Kardinal Offishall recounts the rise of Toronto basketball and hip-hop
© Alex Viau
Looking back at the evolution of basketball in Canada, Toronto's hip-hop godfather outlines the parallels between the genre and the sport's come up. Hear his selection of court side jams below.
It's no secret that Toronto breeds an abundance of talent in the realms of basketball and hip-hop. The rise of the Toronto Raptors franchise and the proliferation of the OVO Sound empire has put the Canadian city on the map as a hotbed for moving street culture forward.
Explore the rise of Toronto basketball in True North, a 9 part docu-series that offers a glimpse into the hoop dreams belonging to five young athletes.
Twenty years ago, Canadian hip-hop and basketball weren't always as ubiquitously accepted into the urban canon of cool. When the country received its two NBA teams in 1995 — the Toronto Raptors and the now defunct Vancouver Grizzlies — sport fans were slow to hop on board and rally. And according to Kardinal Offishall, hip-hop coming out of Canada at the time was suffering from a similar lack of support and infrastructure. "The culture of basketball in Toronto is very parallel to hip-hop. In Canada, we had a whole host of MCs, DJs and producers who really wanted to get their music out there," he remembers.
Inarguably, the pivotal moment in Canadian hip-hop came with the release of "Northern Touch" in 1998. Celebrating its 20th anniversary this year, the single by Rascalz featuring Checkmate, Kardinal Offishall, Thrust and Choclair, was formative in placing the country on the genre's global map. Despite the shared perception by a few music labels that the track was too "hardcore" at the time, the song invited a generous amount of commercial success and transformed invalidating stereotypes towards Canadian hip-hop. For Kardinal, the exposure changed everything: "It was the first time as a nation that we were proud of being north of the border."

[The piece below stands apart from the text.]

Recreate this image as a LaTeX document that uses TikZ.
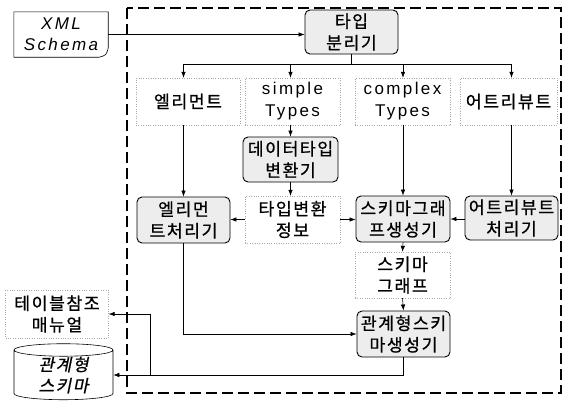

You can almost always expect that hip-hop is going to be blasting at the same time that ball is being played in Toronto.
Growing up in Flemingdon Park, Kardinal's earliest memories of being exposed to hip-hop took place at the basketball court. These public spaces served as a forum to share the latest hip-hop jams that anyone could get their hands on. "If it wasn't putting in a cassette and taping music off CKLN's 88.1FM [The Fantastic Voyage, Canada's first show dedicated to hip-hop], people from our neighbourhood would go to NYC to record radio shows and bring it back on tape. You'd go to the ball court to hear the craziest new joints coming from the US at the time."
More than ever, Canada now produces NBA talent that commands respect. As competition becomes more fierce, athletes are getting into the game younger and younger, as explored most recently in True North, a docu-series which gives an intimate look at the rise of Toronto's hoop dream. For Kardinal, it's important that as a country, we get behind the talent rising from both hip-hop and basketball. "In Canada, we only have one basketball team in the NBA, the Raptors. The whole country should come together and support that team. With hip-hop, artists outside of Toronto think that they aren't getting support because they aren't from the city. Everyone needs to get together and stand behind the culture."
In pop culture, Toronto is often synonymous with Drake, leaving the city's rising talent in the shadows. Yet there is much more to be discovered, which is becoming increasingly evident as the city continues to carve out its unique identity along the international circuit. We'll be watching.